The AC cluster is shut down, show plan logs is verbose
the last thing that succeeded was [add-shield-user]
after that it reached error on validate-plan-prerequisites
message": "Retry [10] in [60000 milliseconds]. 1. Could not ensure capacity allocation for [70bceb62fa7f480395ca2cb9d6573fa3] and [List(9f0164e1-729a-4719-b78d-20a7786ddcf8, 49993111-6909-438a-993e-f4ca9fb38b32, 419d5ad4-0fd6-4d1b-87aa-d747776bc0b3)] result was [{"type":"capacity","failed_instances":}]",
"message": "Unexpected error during step: [validate-plan-prerequisites]: [no.found.constructor.validation.ValidationException: 1. Could not ensure capacity allocation for [70bceb62fa7f480395ca2cb9d6573fa3] and [List(738a27aa-fb49-4437-b9da-f5de440029d4, 6f984a0b-89cb-41d4-a009-fa65985a98c3, 3f8a1127-b822-4a1d-8718-e95dbf008c65)] result was [{"type":"capacity","failed_instances":}]]",

Yes, GET for ece-region is timing out and everything else the UI tries in the meantime works.
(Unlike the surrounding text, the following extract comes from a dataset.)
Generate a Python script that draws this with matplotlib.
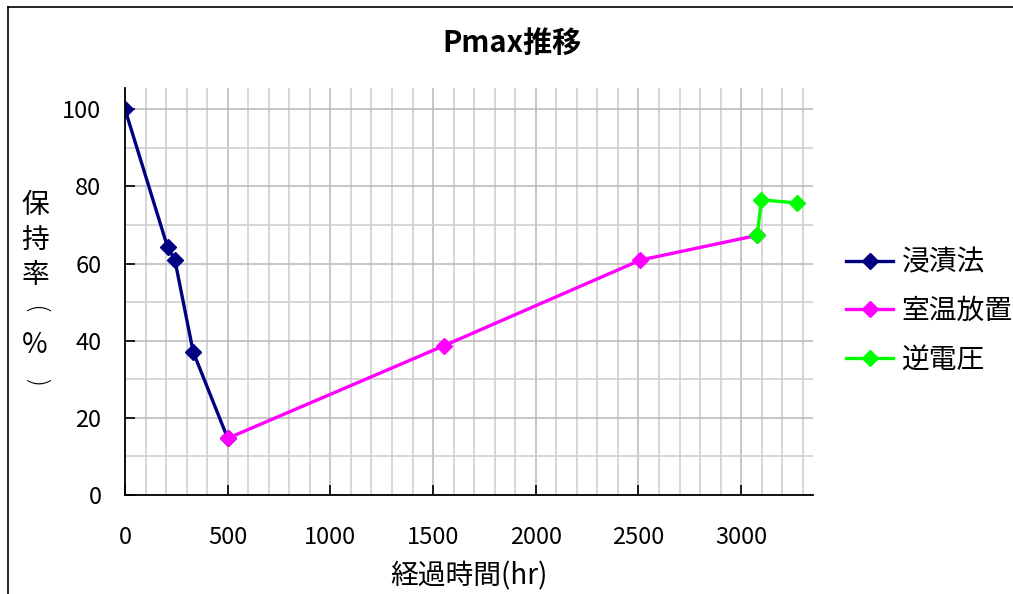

Ah OK since the new runner isn't running the allocator role, it makes sense that the AC cluster is failing to come up

The new ECE host only having the base roles could be due the token or install settings being wrong, or could be due to some other problem (whatever the root cause of the regions call failing is) ... my guess is that it's token/install related though

Can you share what install settings you used and where exactly you got the token from (there were 3 generated at install time I think - emergency, allocator, and proxy?)

Alex,

I generated the token this morning sometime, following the command here: https://www.elastic.co/guide/en/cloud-enterprise/current/ece-topology-example1.html

  1. curl -k -H 'Content-Type: application/json' -u admin:PASSWORD https://localhost:12443/api/v1/platform/configuration/security/enrollment-tokens -d '{ "persistent": false, "roles": ["director", "coordinator", "proxy", "allocator"] }'

I don't think I used it within an hour because of the confusion over the version number, when I did get it to work I was following step 3 although I set the availability zone to MY_ZONE-1 to step into the gap left by the host that was terminated.

Thanks again for all the help with this.